Begin DATA SECTION

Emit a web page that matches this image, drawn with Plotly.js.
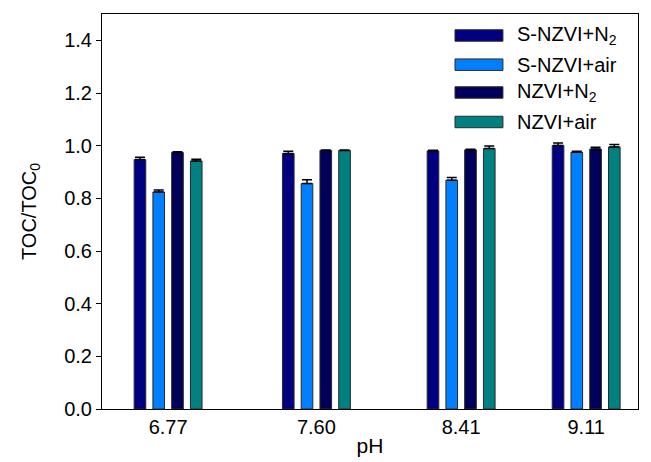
<!DOCTYPE html>
<html>
<head>
<meta charset="utf-8">
<script src="https://cdn.plot.ly/plotly-3.0.1.min.js"></script>
<style>html,body{margin:0;padding:0;background:#fff;}#chart{width:651px;height:462px;}</style>
</head>
<body>
<div id="chart"></div>
<script>
// pH values (numeric x axis)
var pH = [6.77, 7.60, 8.41, 9.11];
var tickLabels = ["6.77", "7.60", "8.41", "9.11"];

var seriesNames = ["S-NZVI+N<sub>2</sub>", "S-NZVI+air", "NZVI+N<sub>2</sub>", "NZVI+air"];

var sNzviN2 = [0.947, 0.970, 0.980, 1.001];
var sNzviN2Err = [0.009, 0.009, 0.003, 0.009];

var sNzviAir = [0.824, 0.856, 0.869, 0.975];
var sNzviAirErr = [0.008, 0.015, 0.010, 0.004];

var nzviN2 = [0.974, 0.982, 0.984, 0.987];
var nzviN2Err = [0.003, 0.002, 0.002, 0.007];

var nzviAir = [0.942, 0.982, 0.989, 0.995];
var nzviAirErr = [0.006, 0.002, 0.010, 0.009];

var colors = ["#000080", "#0080FF", "#00005A", "#008080"];

var values = [sNzviN2, sNzviAir, nzviN2, nzviAir];
var errs = [sNzviN2Err, sNzviAirErr, nzviN2Err, nzviAirErr];

var traces = values.map(function (v, i) {
  return {
    type: "bar",
    name: seriesNames[i],
    x: pH,
    y: v,
    showlegend: false,
    marker: { color: colors[i], line: { color: "#2a2a2a", width: 1 } },
    error_y: {
      type: "data",
      array: errs[i],
      symmetric: false,
      arrayminus: errs[i].map(function () { return 0; }),
      color: "#000",
      thickness: 1.5,
      width: 5
    }
  };
});

var font = "Arial, 'Liberation Sans', sans-serif";

// Legend drawn as swatch rectangles + text (wide swatches like the original)
var legendX0 = 0.6586, legendX1 = 0.748, legendTextX = 0.7705;
var legendY = [0.9456, 0.8717, 0.8013, 0.7266];
var swatchH = 0.0145;
var shapes = [], annotations = [];
seriesNames.forEach(function (name, i) {
  shapes.push({
    type: "rect", xref: "paper", yref: "paper",
    x0: legendX0, x1: legendX1, y0: legendY[i] - swatchH, y1: legendY[i] + swatchH,
    fillcolor: colors[i], line: { color: "#2a2a2a", width: 1 }
  });
  annotations.push({
    xref: "paper", yref: "paper", x: legendTextX, y: legendY[i],
    xanchor: "left", yanchor: "middle", showarrow: false,
    text: name, font: { family: font, size: 20, color: "#000" }
  });
});

var layout = {
  width: 651,
  height: 462,
  margin: { l: 102, r: 13, t: 14, b: 53 },
  paper_bgcolor: "#fff",
  plot_bgcolor: "#fff",
  font: { family: font, size: 20, color: "#000" },
  barmode: "group",
  bargap: 0.4,
  bargroupgap: 0.38,
  showlegend: false,
  shapes: shapes,
  annotations: annotations,
  xaxis: {
    range: [6.4, 9.4],
    tickmode: "array",
    tickvals: pH,
    ticktext: tickLabels,
    ticks: "",
    showgrid: false,
    zeroline: false,
    showline: true,
    linecolor: "#000",
    linewidth: 1,
    mirror: true,
    tickfont: { family: font, size: 20 },
    title: { text: "pH", font: { family: font, size: 21 }, standoff: 1 }
  },
  yaxis: {
    range: [0, 1.5],
    tickmode: "array",
    tickvals: [0, 0.2, 0.4, 0.6, 0.8, 1.0, 1.2, 1.4],
    ticktext: ["0.0", "0.2", "0.4", "0.6", "0.8", "1.0", "1.2", "1.4"],
    ticks: "outside",
    ticklen: 5,
    tickcolor: "#000",
    showgrid: false,
    zeroline: false,
    showline: true,
    linecolor: "#000",
    linewidth: 1,
    mirror: true,
    tickfont: { family: font, size: 20 },
    title: { text: "TOC/TOC<sub>0</sub>", font: { family: font, size: 20 }, standoff: 22 }
  }
};

Plotly.newPlot("chart", traces, layout, { displayModeBar: false, staticPlot: true });
</script>
</body>
</html>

End DATA SECTION

WORK TO BE COMPLETED:
Leave out the pictures and restate, word for word, the lines from the top of the data through the line containing "var errs = [sNzviN2Err, sNzviAirErr, nzviN2Err, nzviAirErr];", both included.

ANSWER FOR THIS EXERCISE:
Emit a web page that matches this image, drawn with Plotly.js.
<!DOCTYPE html>
<html>
<head>
<meta charset="utf-8">
<script src="https://cdn.plot.ly/plotly-3.0.1.min.js"></script>
<style>html,body{margin:0;padding:0;background:#fff;}#chart{width:651px;height:462px;}</style>
</head>
<body>
<div id="chart"></div>
<script>
// pH values (numeric x axis)
var pH = [6.77, 7.60, 8.41, 9.11];
var tickLabels = ["6.77", "7.60", "8.41", "9.11"];

var seriesNames = ["S-NZVI+N<sub>2</sub>", "S-NZVI+air", "NZVI+N<sub>2</sub>", "NZVI+air"];

var sNzviN2 = [0.947, 0.970, 0.980, 1.001];
var sNzviN2Err = [0.009, 0.009, 0.003, 0.009];

var sNzviAir = [0.824, 0.856, 0.869, 0.975];
var sNzviAirErr = [0.008, 0.015, 0.010, 0.004];

var nzviN2 = [0.974, 0.982, 0.984, 0.987];
var nzviN2Err = [0.003, 0.002, 0.002, 0.007];

var nzviAir = [0.942, 0.982, 0.989, 0.995];
var nzviAirErr = [0.006, 0.002, 0.010, 0.009];

var colors = ["#000080", "#0080FF", "#00005A", "#008080"];

var values = [sNzviN2, sNzviAir, nzviN2, nzviAir];
var errs = [sNzviN2Err, sNzviAirErr, nzviN2Err, nzviAirErr];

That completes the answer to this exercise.